Just out of grad school, in the late 90s, Jason combined his academic and magickal pursuits with his lifelong love for fantasy, scifi, horror and all things geeky. He was one of the first scholars to publish academically on the show Buffy the Vampire Slayer, having appeared in the first issue of Slayage: The International Journal of Buffy Studies, a peer-reviewed online academic journal, in 1999. He went on to publish several other Buffy-related essays in the books Buffy in the Classroom: Essays on Teaching with the Vampire Slayer, and Joss Whedon and Religion: Essays on an Angry Atheist’s Explorations of the Sacred.
He also published essays in various academic journals and anthologies, addressing occult-related properties, such as The X-Files, the reality show Mad Mad House, and notably Neil Gaiman’s Books of Magic comic series in Supernatural Youth: The Rise of the Teen Hero in Literature and Popular Culture, and Alan Moore’s comic Promethea in Graven Images: Religion in Comic Books and Graphic Novels.
He continued his ethnographic work on Pagan communities in Chicago and at festivals, presenting at international conferences and publishing on drumming and festivals in the Brill Handbook of Contemporary Paganism. During this time he taught popular seminars at DePaul University on comic books, superheroes, Burning Man and festival culture, the shows of Joss Whedon, including a course primarily on Buffy, and a course on occultism, politics and popular culture, which he offered for over a decade before leaving academia.

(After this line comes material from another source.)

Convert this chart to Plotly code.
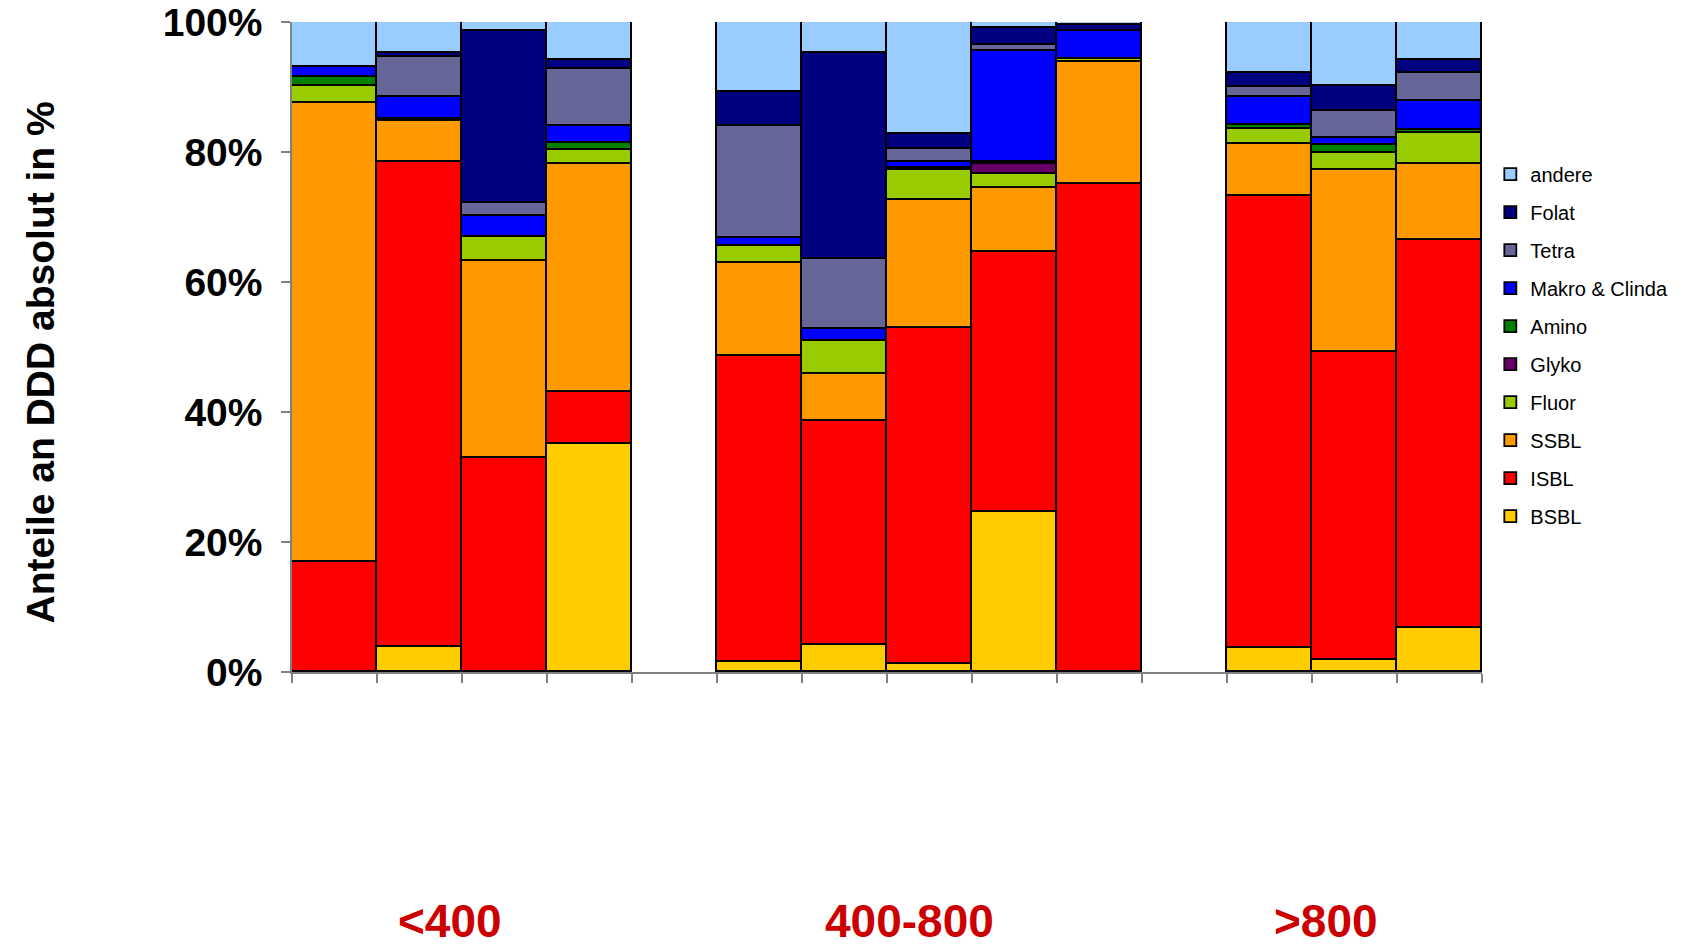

Jason is also a lifelong performer, musician, percussionist, and event producer. In 2015, he founded a community event in Chicago called Tribal Stomp, and has consistently produced events since then featuring drumming, transnational, folkloric and fusion dance, and live music. In 2021, Tribal Stomp Chicago rebranded as Ritual Rhythns Chicago.
Along with author and fellow Patheos blogger Lilith Dorsey, Jason is currently the co-host of the bi-monthly YouTube program discussing occultism and popular media, The Pop Occulture Show.